O renascer de Alarcón, um ciclista que "merece uma equipa de topo mundial"
Ainda muito novo, Raúl Alarcón estava onde todos os ciclistas querem chegar: no World Tour. Porém, o sonho de uma equipa de topo mundial desmoronou-se com a dissolução da Saunier-Duval e o terceiro escalão foi a solução possível para continuar a carreira, tendo mesmo sido amador em 2010. Veio para Portugal no ano seguinte e viveu por duas vezes novamente a desilusão de estar com o futuro indefinido. Em 2017, aos 31 anos, a vitória na Volta a Portugal, confirmada ontem, é o renascer de um ciclista que demorou a reencontrar a motivação, mas que agora volta a mostrar o nível que o levou tão cedo ao World Tour. "Consegui! Viseu, jamais esquecerei isto", desabafou ontem, já nos festejos após o contrarrelógio final.
O espanhol - o oitavo vencedor espanhol da Volta nos últimos dez anos - sucedeu a Rui Vinhas, seu colega de equipa da W52-FC Porto e um amigo de longa data em Portugal. E este não tem dúvidas de que foi ao assinar pela atual equipa que tudo mudou na carreira de Alarcón. "Em 2015, conseguimos arranjar um lugar tardio na equipa e conseguimos dar a volta a tudo. A partir daí ele começou a evoluir muito", contou Vinhas ao DN.
Foram colegas no Louletano e a partir daí nasceu uma amizade com o vencedor da Volta a Portugal de 2016. "É um dos melhores amigos que tenho, é como um irmão. Admiro-o pela capacidade de sofrimento", salientou, recordando precisamente o momento em que Alarcón chegou a pensar em abandonar o ciclismo e como depois foi difícil ter ficado sem equipa, por mais duas vezes - primeiro no final de contrato com a Efapel e depois com o Louletano -, o que obrigou o espanhol até a lavar carros para ganhar dinheiro.
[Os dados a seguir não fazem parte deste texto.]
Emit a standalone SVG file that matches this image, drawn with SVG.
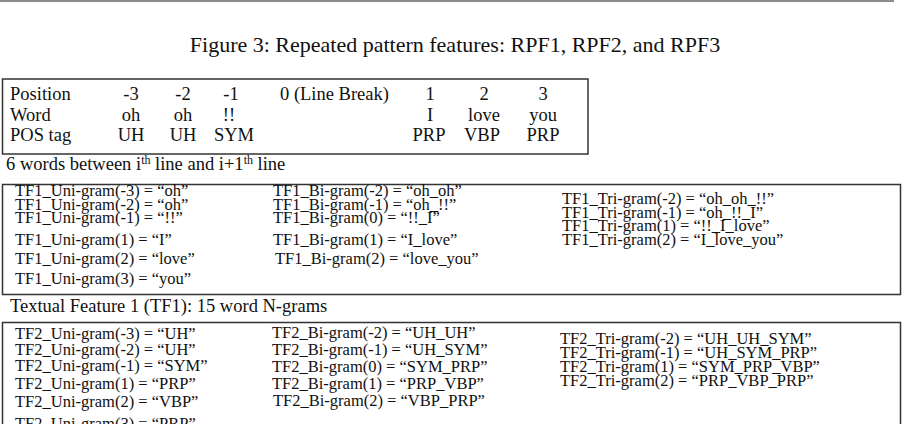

Rui Vinhas considera Alarcón muito profissional nos treinos, não esquecendo como o espanhol foi importante na sua vitória na Volta em 2016: "No ano passado custou-me a assimilar a vitória e acho que está a acontecer o mesmo com ele. Ele é muito humilde." Vinhas não tem dúvidas de que Alarcón recuperou a confiança e realçou: "Ele merece um lugar numa equipa de topo mundial."
O mesmo é destacado por Miguel Vinhas, o mecânico da equipa e irmão do ciclista. "Quando veio para Portugal não tinha a confiança que tem neste momento." Conhece Alarcón há mais tempo, mas nos últimos três anos tem trabalhado de perto com o espanhol e, para Miguel Vinhas, nota-se a diferença em Alarcón, que agora é um ciclista que acredita muito mais nas suas capacidades. Neste ano, de resto, já tinha conquistado a Volta às Astúrias, deixando apenas e só Nairo Quintana no segundo lugar.
E como é trabalhar com Alarcón? "Não é muito exigente com a bicicleta. Claro que a quer em condições, mas não é picuinhas como alguns! É muito tranquilo nesse aspeto", contou Miguel Vinhas, que confirma que a tranquilidade que se vê quando o espanhol fala no final das etapas é mesmo a forma de estar do ciclista: "Toda a gente gosta dele e não é por acaso."
O ciclista das patilhas passou de um homem de trabalho e de fugas a líder, numa aposta de Nuno Ribeiro, que mais uma vez terminou em vitória. Alarcón ficou com a amarela na primeira etapa (depois do prólogo), conquistou a Senhora da Graça e, na Guarda, ofereceu o triunfo a um leal Amaro Antunes, com o qual subiu a Torre. Apesar da vantagem de mais de cinco minutos para os rivais, Alarcón só celebrou no final do contrarrelógio. "Dormi a sesta no hotel tranquilo antes do contrarrelógio. O que tinha de ser, foi. Está concretizado, é um sonho tornado realidade, é uma prova prestigiadíssima. Jamais esquecerei", disse, quando o momento já era mesmo de festa.
Para a W52-FC Porto foi uma Volta a Portugal demolidora: a amarela de Alarcón, seis triunfos em etapas (incluindo o contrarrelógio de ontem, por Gustavo Veloso), a camisola da montanha para Amaro Antunes (2.º na geral) e ainda a vitória por equipas.